Los familiares se aferraban a los papeles expedidos por las autoridades locales que permitirían a los muertos -pero no a sus parientes vivos- pasar a la provincia de Alepo a través del paso fronterizo turco de Cilvegozu, cerrado al tráfico regular desde que comenzó el conflicto en Siria hace 12 años.

Al otro lado de la frontera, sus familiares los recogerán para enterrarlos.

Hussein Ghandoura se agachó en el interior de un camión y acercó su mejilla a una de las cinco bolsas negras. Dentro, el cuerpo de su hijo Mohammad, de 16 años.

"Acabo de despedirme de él antes de su viaje final", declaró Ghandoura a Reuters el miércoles.

Más de 8.500 personas murieron en Turquía como consecuencia de los terremotos de magnitud récord que sacudieron el país el lunes. Entre las víctimas hay sirios que desde 2011 han huido del conflicto que asola su país. Los temblores mataron a otros 2.500 en Siria.

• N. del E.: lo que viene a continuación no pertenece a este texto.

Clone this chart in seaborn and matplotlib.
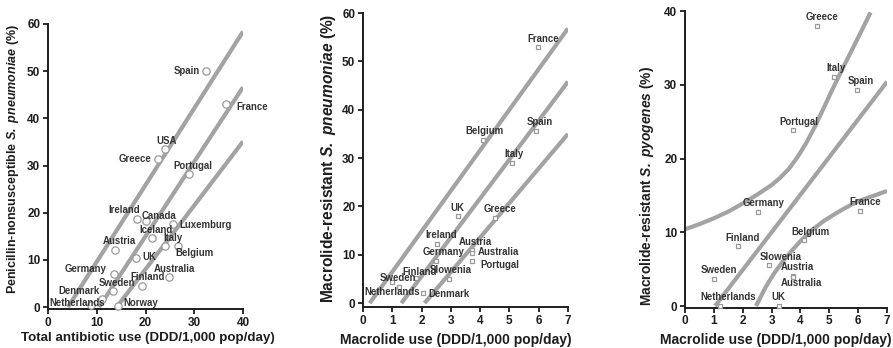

La frontera entre los dos vecinos permanece cerrada a la mayor parte del tráfico y, hasta ahora, a las operaciones de ayuda. Pero las autoridades turcas estaban permitiendo que los cadáveres certificados por los hospitales turcos cruzaran al norte de Siria, gran parte del cual está en manos de las fuerzas rebeldes opuestas al gobierno de Damasco.

Un hombre retenía a dos mujeres que lloraban mientras intentaban permanecer cerca de uno de los camiones llenos de cadáveres.

"Dejemos que los muertos se vayan primero, entonces tal vez un día los vivos puedan irse", les dijo.

Ossama Abdulrazzaq, un sirio alto, con los ojos empañados por las lágrimas, comprobaba los papeles del cadáver de su hermana.

"Está embarazada en su último mes. Se suponía que iba a dar a luz en dos días. Se supone que está de parto", dijo Abdulrazzaq.

TRAGEDIA FAMILIAR

Muchas familias sirias extensas viven en la ciudad de Antakya, duramente golpeada, y en Kirikhan, una pequeña ciudad turca a unos 50 km (30 millas) de la frontera.

En Kirikhan, los equipos de rescate turcos con grúas retiraban el miércoles los escombros de las casas, ayudados por sirios con guantes de trabajo que buscaban a sus propios familiares.

Un cuerpo tras otro, Salah al-Naasan, de 55 años, encontró a su familia.

Llevando fotografías familiares arrugadas, el sirio lloraba en la acera mientras los rescatadores traían a su nuera, también embarazada, y luego a sus dos nietos. Su hijo seguía desaparecido.

Naasan, gritando de dolor, suplicó a los rescatadores que comprobaran si el feto había sobrevivido. Pocos médicos eran visibles.

Un rescatador retiró las mantas que cubrían a uno de los niños pequeños, revelando una mano sin vida con un moratón morado y un rostro pálido cubierto de suciedad.

Zaher Kharbotly, un hombre fornido de 43 años de la provincia siria de Idlib, de alguna manera aún tenía esperanza.

Estaba de pie frente al apartamento donde vivían sus dos hermanas y sus hijos en la planta baja. Una y otra vez, contaba los pisos que se habían derrumbado unos sobre otros.

"Huimos a Turquía bajo las bombas para proteger a nuestros hijos. Ahora míranos. Sólo huimos de muerte en muerte", dijo.

Kharbotly dijo que si se confirmaban sus peores temores, también enterraría a la familia en Siria.

"Nuestra tierra nos echó, pero cuando perezcamos, nos aceptará".